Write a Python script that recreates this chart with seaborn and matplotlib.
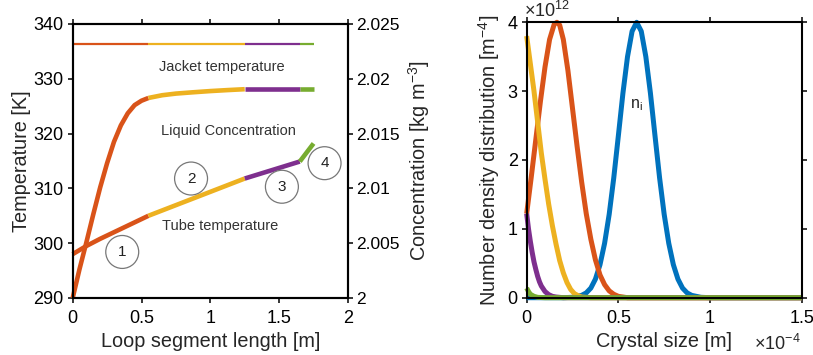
import matplotlib
matplotlib.use("Agg")
import matplotlib.pyplot as plt
import seaborn as sns

sns.set_theme(style="white")
plt.rcParams['font.family'] = ['Liberation Sans', 'DejaVu Sans']
plt.rcParams['mathtext.fontset'] = 'custom'
plt.rcParams['mathtext.rm'] = 'Liberation Sans'
plt.rcParams['mathtext.it'] = 'Liberation Sans:italic'
plt.rcParams['mathtext.bf'] = 'Liberation Sans:bold'

# ---------------- colours (MATLAB default order) ----------------
C_BLUE, C_ORANGE, C_YELLOW, C_PURPLE, C_GREEN = "#0072BD", "#D95319", "#EDB120", "#7E2F8E", "#77AC30"

# ---------------- left panel data ----------------
# Jacket temperature [K], segments 1..4
jacket_x = [[0, 0.55], [0.55, 1.25], [1.25, 1.65], [1.65, 1.75]]
jacket_T = [[336.3, 336.3], [336.3, 336.3], [336.3, 336.3], [336.3, 336.3]]

# Tube temperature [K], segments 1..4
tube_x = [[0, 0.1, 0.2, 0.3, 0.4, 0.55],
          [0.55, 0.9, 1.25],
          [1.25, 1.65],
          [1.65, 1.75]]
tube_T = [[298.0, 299.5, 300.8, 302.0, 303.2, 305.0],
          [305.0, 308.4, 311.8],
          [311.8, 314.9],
          [314.9, 318.2]]

# Liquid concentration [kg m^-3], segments 1..4
conc_x = [[0, 0.05, 0.1, 0.15, 0.2, 0.25, 0.3, 0.35, 0.4, 0.45, 0.5, 0.55],
          [0.55, 0.65, 0.75, 0.875, 1.0, 1.125, 1.25],
          [1.25, 1.65],
          [1.65, 1.75]]
conc_c = [[2.0, 2.00265, 2.0051, 2.00765, 2.0101, 2.0123, 2.01425, 2.01575, 2.01685, 2.0176, 2.018, 2.01825],
          [2.01825, 2.0185, 2.01865, 2.01877, 2.01888, 2.01897, 2.01905],
          [2.01905, 2.01905],
          [2.01905, 2.01905]]
seg_colors = [C_ORANGE, C_YELLOW, C_PURPLE, C_GREEN]

left_xticks = [0, 0.5, 1, 1.5, 2]
left_xticklabels = ["0", "0.5", "1", "1.5", "2"]
left_yticks = [290, 300, 310, 320, 330, 340]
conc_ticks = [2.0, 2.005, 2.01, 2.015, 2.02, 2.025]
conc_ticklabels = ["2", "2.005", "2.01", "2.015", "2.02", "2.025"]

zone_labels = ["1", "2", "3", "4"]
zone_x = [0.36, 0.86, 1.52, 1.83]
zone_T = [298.4, 311.8, 310.3, 314.6]

# ---------------- right panel data (x in 1e-4 m, n in 1e12 m^-4) ----------------
blue_x = [0, 0.2, 0.25, 0.3, 0.325, 0.35, 0.375, 0.4, 0.425, 0.45, 0.475, 0.5, 0.525, 0.55, 0.575,
          0.6, 0.625, 0.65, 0.675, 0.7, 0.725, 0.75, 0.775, 0.8, 0.825, 0.85, 0.875, 0.9, 0.95, 1.0, 1.5]
blue_n = [0, 0, 0.006, 0.034, 0.07, 0.14, 0.27, 0.48, 0.79, 1.21, 1.74, 2.35, 2.97, 3.50, 3.87,
          4.0, 3.87, 3.50, 2.97, 2.35, 1.74, 1.21, 0.79, 0.48, 0.27, 0.14, 0.07, 0.034, 0.006, 0, 0]

orange_x = [0, 0.025, 0.05, 0.075, 0.1, 0.125, 0.15, 0.165, 0.18, 0.2, 0.225, 0.25, 0.275, 0.3,
            0.325, 0.35, 0.375, 0.4, 0.425, 0.45, 0.475, 0.5, 0.55, 1.5]
orange_n = [1.22, 1.75, 2.3, 2.85, 3.35, 3.75, 3.97, 4.0, 3.96, 3.75, 3.3, 2.75, 2.2, 1.68,
            1.22, 0.85, 0.55, 0.33, 0.19, 0.1, 0.05, 0.02, 0, 0]

yellow_x = [0, 0.02, 0.04, 0.06, 0.08, 0.1, 0.12, 0.14, 0.16, 0.18, 0.2, 0.22, 0.24, 0.26, 0.28, 0.3, 0.35, 1.5]
yellow_n = [3.8, 3.4, 3.0, 2.55, 2.1, 1.72, 1.36, 1.05, 0.78, 0.54, 0.36, 0.22, 0.12, 0.06, 0.03, 0.01, 0, 0]

purple_x = [0, 0.01, 0.02, 0.03, 0.04, 0.05, 0.06, 0.07, 0.08, 0.1, 0.12, 0.14, 0.16, 0.2, 1.5]
purple_n = [1.22, 1.0, 0.82, 0.66, 0.52, 0.41, 0.31, 0.23, 0.17, 0.09, 0.045, 0.02, 0.01, 0, 0]

green_x = [0, 0.01, 0.02, 0.04, 0.06, 0.1, 1.5]
green_n = [0.14, 0.09, 0.05, 0.02, 0.005, 0, 0]

right_xticks = [0, 0.5, 1, 1.5]
right_xticklabels = ["0", "0.5", "1", "1.5"]
right_yticks = [0, 1, 2, 3, 4]

# ---------------- figure ----------------
fig = plt.figure(figsize=(8.13, 3.55), dpi=100)
axL = fig.add_axes([0.0894, 0.1606, 0.3386, 0.7718])
axR = fig.add_axes([0.6478, 0.1614, 0.3383, 0.7758])
axC = axL.twinx()

TICK_FS = 13
LAB_FS = 14.3
THICK = 3.3


def line(ax, x, y, color, lw):
    sns.lineplot(x=x, y=y, ax=ax, color=color, linewidth=lw, sort=False,
                 estimator=None, clip_on=False, solid_capstyle="butt", legend=False)


for xs, ts, col in zip(jacket_x, jacket_T, seg_colors):
    line(axL, xs, ts, col, 1.6)
for xs, ts, col in zip(tube_x, tube_T, seg_colors):
    line(axL, xs, ts, col, THICK)
for xs, cs, col in zip(conc_x, conc_c, seg_colors):
    line(axC, xs, cs, col, THICK)

axL.set_xlim(0, 2)
axL.set_ylim(290, 340)
axC.set_ylim(2.0, 2.025)
axL.set_xticks(left_xticks)
axL.set_xticklabels(left_xticklabels)
axL.set_yticks(left_yticks)
axL.set_yticklabels([str(v) for v in left_yticks])
axC.set_yticks(conc_ticks)
axC.set_yticklabels(conc_ticklabels)

axL.set_xlabel("Loop segment length [m]", fontsize=LAB_FS, labelpad=4)
axL.set_ylabel("Temperature [K]", fontsize=LAB_FS, labelpad=2)
axC.set_ylabel("Concentration [kg m$^{-3}$]", fontsize=LAB_FS, labelpad=0)
axC.yaxis.set_label_coords(1.21, 0.5)

axL.text(1.08, 332.2, "Jacket temperature", ha="center", va="center", fontsize=10.5, color="#333333")
axL.text(1.13, 320.5, "Liquid Concentration", ha="center", va="center", fontsize=10.5, color="#333333")
axL.text(1.07, 303.2, "Tube temperature", ha="center", va="center", fontsize=10.5, color="#333333")
for lab, zx, zt in zip(zone_labels, zone_x, zone_T):
    axL.text(zx, zt, lab, ha="center", va="center", fontsize=11, color="#222222",
             bbox=dict(boxstyle="circle,pad=0.62", fc="white", ec="#777777", lw=0.9))

# right panel
for xs, ns, col in [(blue_x, blue_n, C_BLUE), (orange_x, orange_n, C_ORANGE),
                    (yellow_x, yellow_n, C_YELLOW), (purple_x, purple_n, C_PURPLE),
                    (green_x, green_n, C_GREEN)]:
    line(axR, xs, ns, col, 3.6)

axR.set_xlim(0, 1.5)
axR.set_ylim(0, 4)
axR.set_xticks(right_xticks)
axR.set_xticklabels(right_xticklabels)
axR.set_yticks(right_yticks)
axR.set_yticklabels([str(v) for v in right_yticks])
axR.set_xlabel("Crystal size [m]", fontsize=LAB_FS, labelpad=4)
axR.set_ylabel("Number density distribution [m$^{-4}$]", fontsize=LAB_FS, labelpad=4)
axR.text(0.6, 2.8, "n$_\\mathregular{i}$", ha="center", va="center", fontsize=11.5, color="#222222")
axR.text(-0.01, 1.005, "×10$^{12}$", transform=axR.transAxes, ha="left", va="bottom", fontsize=13)
axR.text(0.91, -0.13, "×10$^{-4}$", transform=axR.transAxes, ha="center", va="top", fontsize=13)

for ax in (axL, axC, axR):
    for s in ax.spines.values():
        s.set_visible(True)
        s.set_color("black")
        s.set_linewidth(1.5)
    ax.tick_params(direction="out", length=3.5, width=1.1, colors="black",
                   labelsize=TICK_FS, pad=3)
axL.tick_params(axis="both", which="both", top=True, bottom=True, left=True, right=False)
axC.tick_params(axis="y", right=True, left=False, labelsize=12.5, pad=2.5)
axR.tick_params(axis="both", top=True, right=True, left=True, bottom=True)
axL.tick_params(axis="x", pad=5)
axR.tick_params(axis="x", pad=5)

fig.savefig("out.png", dpi=100)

+++

▶ **What to produce**
Leave out any pictures, please, and quote only the lines from the top of the data through the line that contains "plt.rcParams['mathtext.bf'] = 'Liberation".

▶ **Task solution**
Write a Python script that recreates this chart with seaborn and matplotlib.
import matplotlib
matplotlib.use("Agg")
import matplotlib.pyplot as plt
import seaborn as sns

sns.set_theme(style="white")
plt.rcParams['font.family'] = ['Liberation Sans', 'DejaVu Sans']
plt.rcParams['mathtext.fontset'] = 'custom'
plt.rcParams['mathtext.rm'] = 'Liberation Sans'
plt.rcParams['mathtext.it'] = 'Liberation Sans:italic'
plt.rcParams['mathtext.bf'] = 'Liberation Sans:bold'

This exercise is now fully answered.